The 2016 Tony Awards were dominated by one show: Hamilton, the musical about United States founding father Alexander Hamilton, which has been playing to sold-out houses since opening on Broadway in August last year.
However, American theatre's biggest awards night, held on Sunday (local time) in New York, began on a sombre note with host James Corden dedicating the ceremony to those affected by the mass shooting in Orlando.
"On behalf of the whole theatre community and every person in this room, our hearts go out to all of those affected by that atrocity," he said. "All we can say is you are not on your own right now. Your tragedy is our tragedy. Theatre is a place where every race, creed, sexuality and gender is equal, is embraced and is loved.

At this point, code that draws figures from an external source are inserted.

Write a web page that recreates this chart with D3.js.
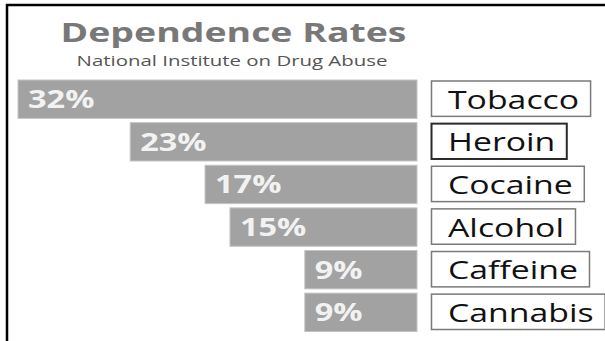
<!DOCTYPE html>
<html lang="en">

<head>
    <meta charset="UTF-8">
    <title>Dependence Rates</title>
    <style>
        body { margin: 0; background: #fff; }
        svg { display: block; font-family: "Open Sans", sans-serif; }
    </style>
</head>

<body>
    <div id="wrapper"></div>
    <script src="https://d3js.org/d3.v7.min.js"></script>
    <script>
        // 資料
        const drugs = ['Tobacco', 'Heroin', 'Cocaine', 'Alcohol', 'Caffeine', 'Cannabis'];
        const rates = [32, 23, 17, 15, 9, 9];
        const title = 'Dependence Rates';
        const subtitle = 'National Institute on Drug Abuse';
        const boxed = 'Heroin';

        let width = 605,
            height = 341,
            barRight = 417,
            barLeft = 18,
            sx = 1.3; // 原圖文字被橫向拉寬

        const svg = d3.select('#wrapper').append('svg')
            .attr('width', width)
            .attr('height', height);

        // 外框(只有上和左)
        svg.append('path')
            .attr('d', `M7,${height} V5 H${width}`)
            .attr('fill', 'none')
            .attr('stroke', '#000')
            .attr('stroke-width', 2.5);

        function stretchedText(g, x, y, txt, anchor, k = sx) {
            return g.append('text')
                .attr('transform', `translate(${x},${y}) scale(${k},1)`)
                .attr('text-anchor', anchor)
                .text(txt);
        }

        // 標題
        stretchedText(svg, 233.5, 41.5, title, 'middle', 1.44)
            .attr('font-size', 26)
            .attr('font-weight', 700)
            .attr('fill', '#787878');
        stretchedText(svg, 232, 66, subtitle, 'middle', 1.36)
            .attr('font-size', 15)
            .attr('fill', '#555');

        // 比例尺
        const x = d3.scaleLinear()
            .domain([0, d3.max(rates)])
            .range([barRight, barLeft]);

        const y = d3.scaleBand()
            .domain(drugs)
            .range([80, 331.5])
            .paddingInner(0.1);

        const rows = svg.selectAll('g.row')
            .data(drugs.map((d, i) => ({ name: d, value: rates[i] })))
            .join('g')
            .attr('class', 'row');

        // 長條(由右往左)
        rows.append('rect')
            .attr('x', d => x(d.value))
            .attr('y', d => y(d.name))
            .attr('width', d => x(0) - x(d.value))
            .attr('height', y.bandwidth())
            .attr('fill', '#a2a2a2')
            .attr('stroke', '#c4c4c4')
            .attr('stroke-width', 1);

        // 百分比
        rows.each(function (d) {
            stretchedText(d3.select(this), x(d.value) + 10, y(d.name) + y.bandwidth() / 2 + 9, d.value + '%', 'start')
                .attr('font-size', 25)
                .attr('font-weight', 700)
                .attr('fill', '#f2f2f2');
        });

        // 右側標籤框
        rows.each(function (d) {
            const g = d3.select(this);
            const box = g.append('rect');
            const t = stretchedText(g, 448, y(d.name) + y.bandwidth() / 2 + 9.5, d.name, 'start')
                .attr('font-size', 26)
                .attr('fill', '#111');
            const w = t.node().getComputedTextLength() * sx;
            box.attr('x', 431.5)
                .attr('y', y(d.name) + 1)
                .attr('width', w + 28)
                .attr('height', y.bandwidth() - 3)
                .attr('fill', '#fff')
                .attr('stroke', d.name === boxed ? '#2a2a2a' : '#7a7a7a')
                .attr('stroke-width', d.name === boxed ? 2 : 1.5);
        });
    </script>
</body>

</html>
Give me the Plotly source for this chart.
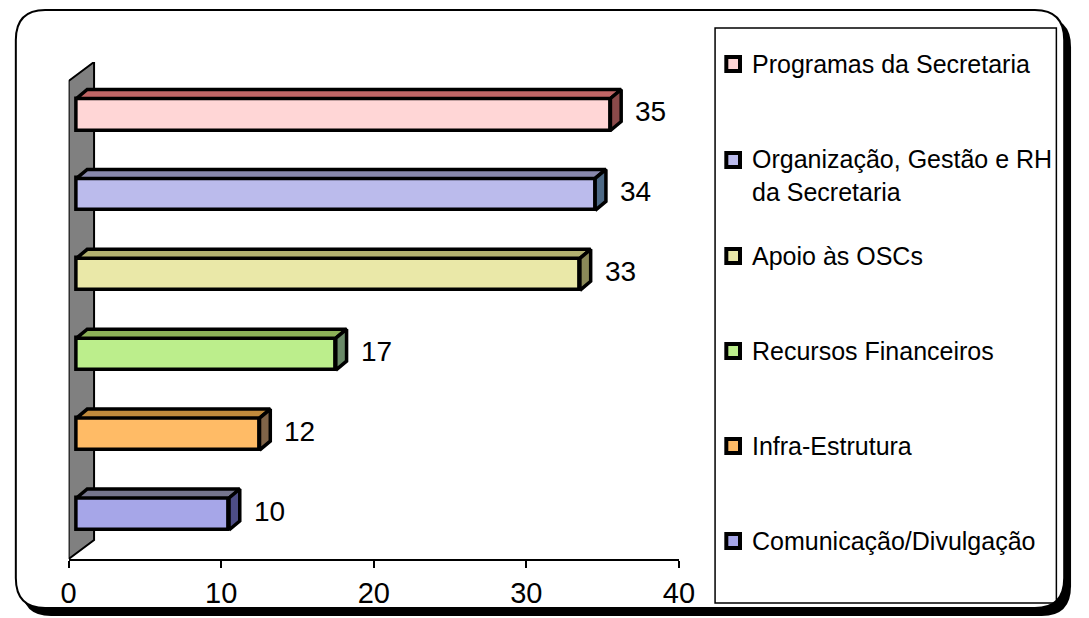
import plotly.graph_objects as go

# ---------------- data ----------------
categories = ["Programas da Secretaria",
              "Organização, Gestão e RH da Secretaria",
              "Apoio às OSCs",
              "Recursos Financeiros",
              "Infra-Estrutura",
              "Comunicação/Divulgação"]
legend_labels = ["Programas da Secretaria",
                 "Organização, Gestão e RH<br>da Secretaria",
                 "Apoio às OSCs",
                 "Recursos Financeiros",
                 "Infra-Estrutura",
                 "Comunicação/Divulgação"]
values = [35, 34, 33, 17, 12, 10]
x_ticks = [0, 10, 20, 30, 40]

front_colors = ["#FFD6D6", "#BBBBEC", "#EAE8A8", "#BCEE8C", "#FFBB66", "#A6A6E8"]
top_colors = ["#C06666", "#8888AC", "#B2B070", "#8CB058", "#C08A3C", "#76768E"]
side_colors = ["#8A4A4A", "#4E6A86", "#8A8858", "#6A8A68", "#806448", "#4E4E86"]

# ---------------- geometry (pixels) ----------------
W, H = 1089, 618
XL, XR = 62, 686          # x axis 0 and 40
YB, YT = 559, 62          # plot area bottom / top
C_BOT, C_TOP = 514, 114.5 # centres of bottom and top bar
ppx = (XR - XL) / (x_ticks[-1] - x_ticks[0])
ppy = (C_BOT - C_TOP) / (len(values) - 1)
ux, uy = 1 / ppx, 1 / ppy
ymin = -(YB - C_BOT) / ppy
ymax = (len(values) - 1) + (C_TOP - YT) / ppy

off = 8 * ux          # bar front offset from wall
dx, dy = 11 * ux, 9 * uy
h = 32 * uy
n = len(values)
pos = [n - 1 - i for i in range(n)]

FONT = "Liberation Sans, Arial, sans-serif"
LW = 3.5

fig = go.Figure()

# front faces
fig.add_trace(go.Bar(
    y=pos, x=values, base=off, orientation="h", width=h,
    marker=dict(color=front_colors, line=dict(color="black", width=LW)),
    showlegend=False, hoverinfo="skip"))

# top and side faces
for i, v in enumerate(values):
    c = pos[i]
    x0, x1 = off, off + v
    yb, yt = c - h / 2, c + h / 2
    fig.add_trace(go.Scatter(
        x=[x0, x1, x1 + dx, x0 + dx, x0], y=[yt, yt, yt + dy, yt + dy, yt],
        fill="toself", fillcolor=top_colors[i], mode="lines",
        line=dict(color="black", width=LW), showlegend=False, hoverinfo="skip"))
    fig.add_trace(go.Scatter(
        x=[x1, x1, x1 + dx, x1 + dx, x1], y=[yb, yt, yt + dy, yb + dy, yb],
        fill="toself", fillcolor=side_colors[i], mode="lines",
        line=dict(color="black", width=LW), showlegend=False, hoverinfo="skip"))

annotations = []
for i, v in enumerate(values):
    annotations.append(dict(
        x=off + v + dx, y=pos[i] + 3 * uy, xref="x", yref="y",
        text=str(v), showarrow=False, xanchor="left", yanchor="middle",
        xshift=12, font=dict(family=FONT, size=28, color="black")))

# ---------------- shapes ----------------
def P(x, y):
    return f"{x / W:.5f},{1 - y / H:.5f}"

def rrect(x0, y0, x1, y1, r):
    return (f"M {P(x0 + r, y0)} L {P(x1 - r, y0)} Q {P(x1, y0)} {P(x1, y0 + r)} "
            f"L {P(x1, y1 - r)} Q {P(x1, y1)} {P(x1 - r, y1)} "
            f"L {P(x0 + r, y1)} Q {P(x0, y1)} {P(x0, y1 - r)} "
            f"L {P(x0, y0 + r)} Q {P(x0, y0)} {P(x0 + r, y0)} Z")

shapes = [
    dict(type="path", xref="paper", yref="paper", layer="below",
         path=rrect(14, 17, 1087, 616, 30), fillcolor="black", line=dict(width=0)),
    dict(type="path", xref="paper", yref="paper", layer="below",
         path=rrect(8, 10, 1080, 608, 30), fillcolor="white",
         line=dict(color="black", width=2)),
    # wall
    dict(type="path", xref="x", yref="y", layer="below",
         path=(f"M 0,{ymin} L 0,{ymax - 19 * uy} L {26 * ux},{ymax} "
               f"L {26 * ux},{ymin + 19 * uy} Z"),
         fillcolor="#808080", line=dict(color="black", width=2)),
    # legend box
    dict(type="rect", xref="paper", yref="paper",
         x0=723 / W, x1=1072 / W, y0=1 - 603 / H, y1=1 - 28 / H,
         line=dict(color="black", width=1.5), fillcolor="rgba(0,0,0,0)"),
]

leg_y = [64, 160, 256, 351, 446, 541]
for i, lab in enumerate(legend_labels):
    yc = leg_y[i]
    shapes.append(dict(type="rect", xref="paper", yref="paper",
                       x0=734.5 / W, x1=748.5 / W, y0=1 - (yc + 7) / H, y1=1 - (yc - 7) / H,
                       fillcolor=front_colors[i], line=dict(color="black", width=4)))
    if "<br>" in lab:
        annotations.append(dict(x=759 / W, y=1 - (yc - 17) / H, xref="paper", yref="paper",
                                text=lab, showarrow=False, xanchor="left", yanchor="top",
                                align="left",
                                font=dict(family=FONT, size=25, color="black")))
    else:
        annotations.append(dict(x=759 / W, y=1 - yc / H, xref="paper", yref="paper",
                                text=lab, showarrow=False, xanchor="left", yanchor="middle",
                                font=dict(family=FONT, size=25, color="black")))

fig.update_layout(
    width=W, height=H, margin=dict(l=0, r=0, t=0, b=0),
    paper_bgcolor="white", plot_bgcolor="rgba(0,0,0,0)",
    shapes=shapes, annotations=annotations, bargap=0,
    xaxis=dict(domain=[XL / W, XR / W], range=[x_ticks[0], x_ticks[-1]],
               tickvals=x_ticks, ticks="outside", ticklen=7, tickwidth=2,
               tickcolor="black", showline=True, linecolor="black", linewidth=2,
               showgrid=False, zeroline=False,
               tickfont=dict(family=FONT, size=29, color="black")),
    yaxis=dict(domain=[1 - YB / H, 1 - YT / H], range=[ymin, ymax], visible=False),
)

fig.write_html("out.html")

Tony Awards host James Corden (C) (Reuters)
Diversity was a key feature of the ceremony, which had been billed as a counterpoint to '#OscarsSoWhite' -- criticism that the 2015 and 2016 Academy Awards lacked adequate representation across races.
For the first time in Tony Awards history, all four acting awards in the musical categories went to people of colour.
Hamilton, which tells the story of key political figures of the American Revolutionary War through hip-hop with an ethnically diverse cast, won 11 awards -- falling just short of the record 12 won by The Producers in 2001.
The show opted not to use imitation muskets in its performance at the ceremony, with creator Lin-Manuel Miranda saying "On a day where we've seen tragic gun violence, I don't think we want to see guns on screen today. I want the music to speak for itself and the music to be the loudest thing here tonight."